**EXERCISE DESCRIPTION:**
Which lines hold the word "this"? Copy each of them.

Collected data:
......
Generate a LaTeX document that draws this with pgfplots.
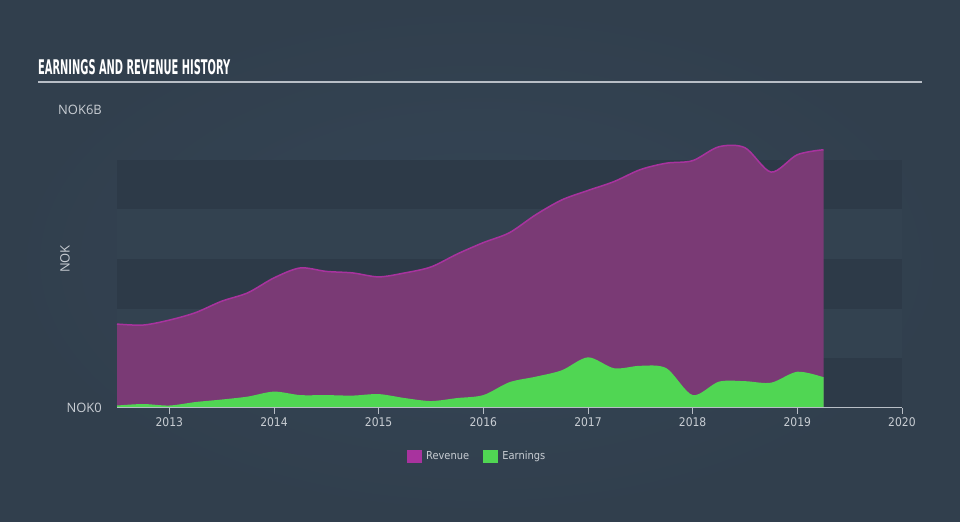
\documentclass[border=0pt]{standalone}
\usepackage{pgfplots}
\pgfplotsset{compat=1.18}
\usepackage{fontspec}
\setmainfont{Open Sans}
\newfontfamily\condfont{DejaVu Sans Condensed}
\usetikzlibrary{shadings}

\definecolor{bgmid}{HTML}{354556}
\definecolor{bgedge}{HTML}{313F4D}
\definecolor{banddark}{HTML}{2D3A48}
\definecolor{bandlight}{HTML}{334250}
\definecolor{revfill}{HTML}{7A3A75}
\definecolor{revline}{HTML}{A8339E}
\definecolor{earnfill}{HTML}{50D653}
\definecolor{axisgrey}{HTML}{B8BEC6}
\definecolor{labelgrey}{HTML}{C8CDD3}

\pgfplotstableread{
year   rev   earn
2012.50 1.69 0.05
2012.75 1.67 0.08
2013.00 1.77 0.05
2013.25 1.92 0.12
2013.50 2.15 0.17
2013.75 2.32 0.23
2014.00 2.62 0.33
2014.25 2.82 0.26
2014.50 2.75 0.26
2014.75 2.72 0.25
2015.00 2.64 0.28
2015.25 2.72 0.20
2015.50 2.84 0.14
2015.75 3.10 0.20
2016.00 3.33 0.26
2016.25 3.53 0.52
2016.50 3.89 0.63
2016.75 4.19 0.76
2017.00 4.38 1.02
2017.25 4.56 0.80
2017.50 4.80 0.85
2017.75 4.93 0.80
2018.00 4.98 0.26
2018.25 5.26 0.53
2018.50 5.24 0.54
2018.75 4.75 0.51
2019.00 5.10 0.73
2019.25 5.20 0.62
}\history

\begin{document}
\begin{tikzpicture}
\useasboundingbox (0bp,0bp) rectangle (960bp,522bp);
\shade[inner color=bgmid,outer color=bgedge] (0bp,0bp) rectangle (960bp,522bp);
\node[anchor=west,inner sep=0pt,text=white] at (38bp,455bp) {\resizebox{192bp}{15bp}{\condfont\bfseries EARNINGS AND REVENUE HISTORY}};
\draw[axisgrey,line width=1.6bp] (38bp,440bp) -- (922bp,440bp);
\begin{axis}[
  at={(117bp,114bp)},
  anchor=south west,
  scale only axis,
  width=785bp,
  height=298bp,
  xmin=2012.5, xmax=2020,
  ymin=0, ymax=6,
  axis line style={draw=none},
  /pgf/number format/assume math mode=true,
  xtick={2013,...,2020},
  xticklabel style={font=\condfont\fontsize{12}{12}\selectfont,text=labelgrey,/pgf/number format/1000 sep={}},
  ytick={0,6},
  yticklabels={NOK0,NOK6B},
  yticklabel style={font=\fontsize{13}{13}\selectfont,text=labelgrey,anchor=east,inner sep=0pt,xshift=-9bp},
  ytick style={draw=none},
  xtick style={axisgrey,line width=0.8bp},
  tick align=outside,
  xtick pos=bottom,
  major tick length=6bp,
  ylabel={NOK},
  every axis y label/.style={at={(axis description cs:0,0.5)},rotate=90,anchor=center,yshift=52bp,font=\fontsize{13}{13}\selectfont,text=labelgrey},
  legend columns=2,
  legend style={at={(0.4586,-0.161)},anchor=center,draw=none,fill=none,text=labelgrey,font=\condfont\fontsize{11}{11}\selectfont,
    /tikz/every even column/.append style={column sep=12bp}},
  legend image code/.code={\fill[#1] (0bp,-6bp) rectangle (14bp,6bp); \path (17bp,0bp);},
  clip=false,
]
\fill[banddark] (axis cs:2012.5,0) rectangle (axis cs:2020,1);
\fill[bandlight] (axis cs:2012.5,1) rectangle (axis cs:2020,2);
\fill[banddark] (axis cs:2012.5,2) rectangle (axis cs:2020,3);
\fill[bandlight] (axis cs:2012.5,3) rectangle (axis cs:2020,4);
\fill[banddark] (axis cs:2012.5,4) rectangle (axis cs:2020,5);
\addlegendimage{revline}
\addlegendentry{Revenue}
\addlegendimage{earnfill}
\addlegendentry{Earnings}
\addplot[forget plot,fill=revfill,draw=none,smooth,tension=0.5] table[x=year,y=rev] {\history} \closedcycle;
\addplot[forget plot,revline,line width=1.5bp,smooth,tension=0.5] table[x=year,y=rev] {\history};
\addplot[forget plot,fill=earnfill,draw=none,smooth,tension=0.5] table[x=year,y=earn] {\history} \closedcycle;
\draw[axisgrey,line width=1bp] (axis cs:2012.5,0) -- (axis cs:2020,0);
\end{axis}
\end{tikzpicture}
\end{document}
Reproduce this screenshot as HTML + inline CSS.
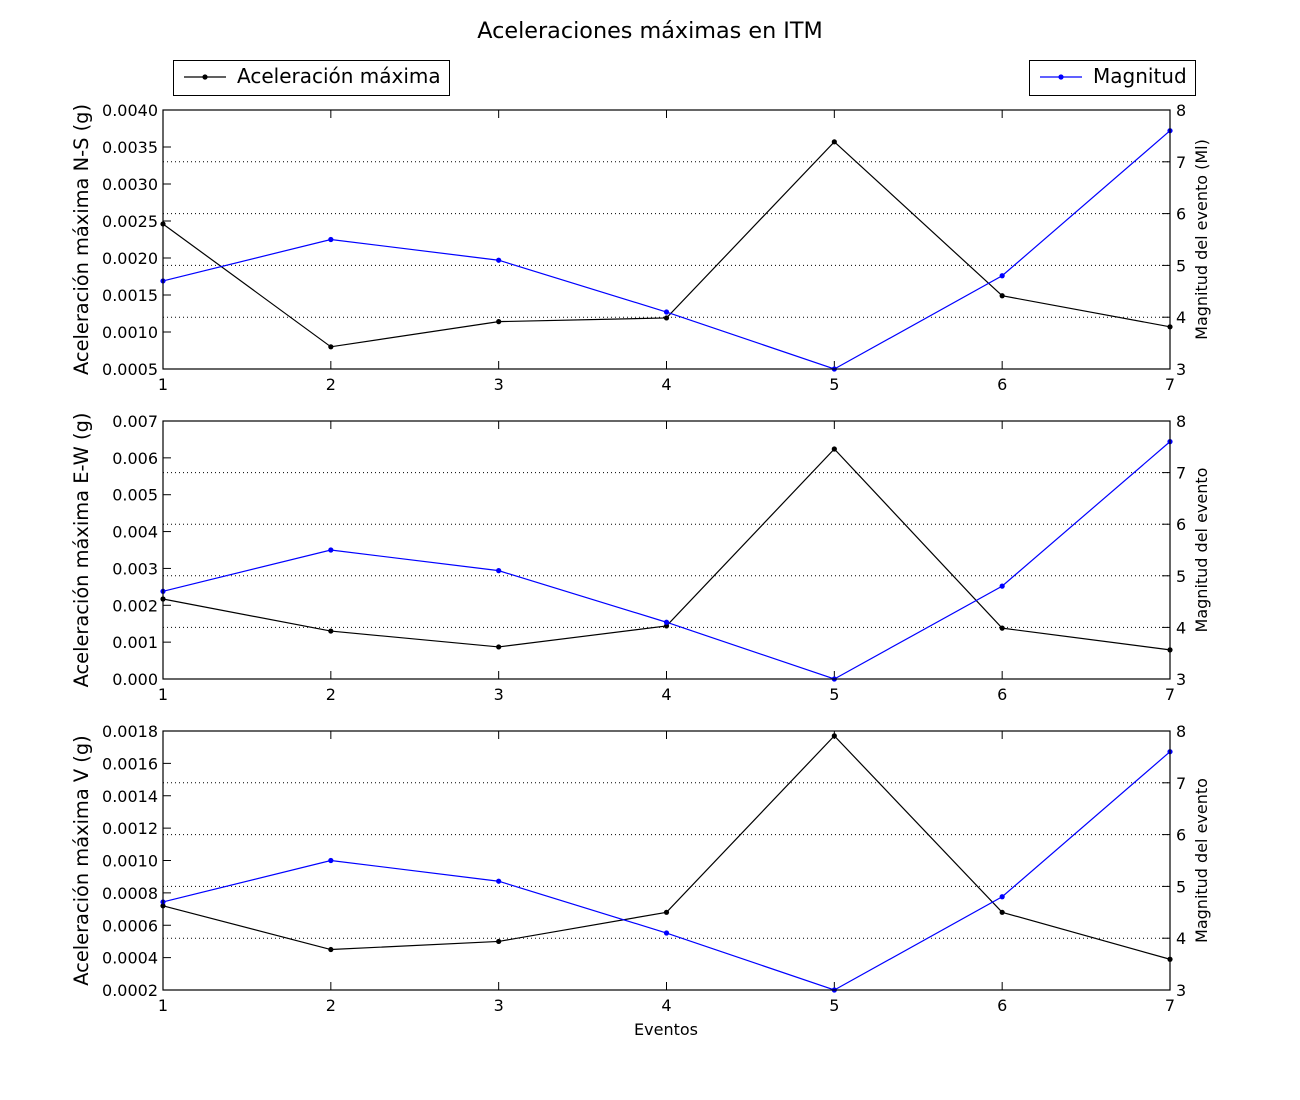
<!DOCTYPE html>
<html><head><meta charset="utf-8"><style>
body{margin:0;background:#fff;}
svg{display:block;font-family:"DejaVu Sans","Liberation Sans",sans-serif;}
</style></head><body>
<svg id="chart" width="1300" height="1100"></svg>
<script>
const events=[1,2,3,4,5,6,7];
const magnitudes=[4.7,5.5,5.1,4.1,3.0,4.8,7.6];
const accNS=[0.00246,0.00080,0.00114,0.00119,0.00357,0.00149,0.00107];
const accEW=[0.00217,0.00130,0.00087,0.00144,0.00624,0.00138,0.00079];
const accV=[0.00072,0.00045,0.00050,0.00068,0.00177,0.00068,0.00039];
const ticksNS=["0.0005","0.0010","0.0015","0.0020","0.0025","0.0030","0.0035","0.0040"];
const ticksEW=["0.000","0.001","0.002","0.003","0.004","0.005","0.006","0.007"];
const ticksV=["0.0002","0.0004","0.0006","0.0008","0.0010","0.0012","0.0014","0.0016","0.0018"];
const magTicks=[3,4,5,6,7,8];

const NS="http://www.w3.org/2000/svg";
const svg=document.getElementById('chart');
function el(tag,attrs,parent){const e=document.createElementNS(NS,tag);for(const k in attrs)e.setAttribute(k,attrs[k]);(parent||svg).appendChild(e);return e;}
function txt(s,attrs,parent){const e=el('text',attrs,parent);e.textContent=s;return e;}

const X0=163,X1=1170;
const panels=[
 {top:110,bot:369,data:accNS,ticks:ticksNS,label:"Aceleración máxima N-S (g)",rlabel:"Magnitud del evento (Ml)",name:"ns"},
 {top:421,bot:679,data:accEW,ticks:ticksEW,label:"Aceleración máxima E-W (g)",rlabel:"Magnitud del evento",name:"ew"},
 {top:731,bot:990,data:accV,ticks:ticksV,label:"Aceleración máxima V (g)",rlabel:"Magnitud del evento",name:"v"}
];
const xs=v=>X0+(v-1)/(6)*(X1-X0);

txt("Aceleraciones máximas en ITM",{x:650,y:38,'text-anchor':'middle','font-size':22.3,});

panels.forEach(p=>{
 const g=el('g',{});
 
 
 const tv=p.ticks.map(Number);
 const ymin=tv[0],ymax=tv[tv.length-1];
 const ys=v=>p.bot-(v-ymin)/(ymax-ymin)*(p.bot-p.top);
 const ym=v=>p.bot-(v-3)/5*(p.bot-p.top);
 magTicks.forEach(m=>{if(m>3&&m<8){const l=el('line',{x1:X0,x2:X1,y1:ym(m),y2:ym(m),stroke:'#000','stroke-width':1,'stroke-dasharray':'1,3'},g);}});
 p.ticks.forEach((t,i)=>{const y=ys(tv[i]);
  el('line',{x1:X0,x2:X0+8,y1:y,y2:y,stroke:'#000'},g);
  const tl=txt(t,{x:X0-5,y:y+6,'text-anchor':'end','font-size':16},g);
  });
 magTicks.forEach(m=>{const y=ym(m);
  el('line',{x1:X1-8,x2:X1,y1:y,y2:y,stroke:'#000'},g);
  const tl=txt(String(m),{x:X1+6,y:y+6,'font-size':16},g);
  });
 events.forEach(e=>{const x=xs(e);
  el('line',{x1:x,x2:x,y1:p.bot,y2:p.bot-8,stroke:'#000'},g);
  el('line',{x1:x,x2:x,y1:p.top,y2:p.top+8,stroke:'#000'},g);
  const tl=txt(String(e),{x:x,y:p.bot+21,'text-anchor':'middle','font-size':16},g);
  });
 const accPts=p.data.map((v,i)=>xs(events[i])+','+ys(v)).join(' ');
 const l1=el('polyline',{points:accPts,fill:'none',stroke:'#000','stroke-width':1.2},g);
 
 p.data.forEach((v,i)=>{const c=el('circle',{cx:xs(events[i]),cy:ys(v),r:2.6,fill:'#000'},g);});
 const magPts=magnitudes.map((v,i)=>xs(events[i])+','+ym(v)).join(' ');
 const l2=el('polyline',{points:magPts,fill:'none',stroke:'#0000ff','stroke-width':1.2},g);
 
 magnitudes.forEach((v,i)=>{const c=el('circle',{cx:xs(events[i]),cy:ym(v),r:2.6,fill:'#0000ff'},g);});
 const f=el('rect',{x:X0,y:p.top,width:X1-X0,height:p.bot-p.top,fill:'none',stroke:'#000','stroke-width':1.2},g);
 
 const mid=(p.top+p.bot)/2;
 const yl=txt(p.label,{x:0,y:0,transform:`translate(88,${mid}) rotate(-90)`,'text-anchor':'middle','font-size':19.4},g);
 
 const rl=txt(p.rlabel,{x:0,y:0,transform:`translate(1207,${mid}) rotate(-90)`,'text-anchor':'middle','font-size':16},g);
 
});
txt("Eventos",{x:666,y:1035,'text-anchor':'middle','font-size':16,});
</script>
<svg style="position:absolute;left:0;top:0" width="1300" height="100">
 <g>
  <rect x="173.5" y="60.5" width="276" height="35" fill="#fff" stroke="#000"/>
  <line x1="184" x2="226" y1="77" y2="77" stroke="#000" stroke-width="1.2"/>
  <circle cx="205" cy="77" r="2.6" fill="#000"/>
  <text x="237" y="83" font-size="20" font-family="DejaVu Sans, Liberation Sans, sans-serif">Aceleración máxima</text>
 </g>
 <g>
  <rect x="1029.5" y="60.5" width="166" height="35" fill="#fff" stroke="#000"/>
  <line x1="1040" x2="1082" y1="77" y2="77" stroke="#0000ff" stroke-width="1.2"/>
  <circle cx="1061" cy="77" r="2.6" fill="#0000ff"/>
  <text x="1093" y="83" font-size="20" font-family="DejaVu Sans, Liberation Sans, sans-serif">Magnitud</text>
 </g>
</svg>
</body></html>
......
**WRITTEN SOLUTION:**
Generate a LaTeX document that draws this with pgfplots.
Reproduce this screenshot as HTML + inline CSS.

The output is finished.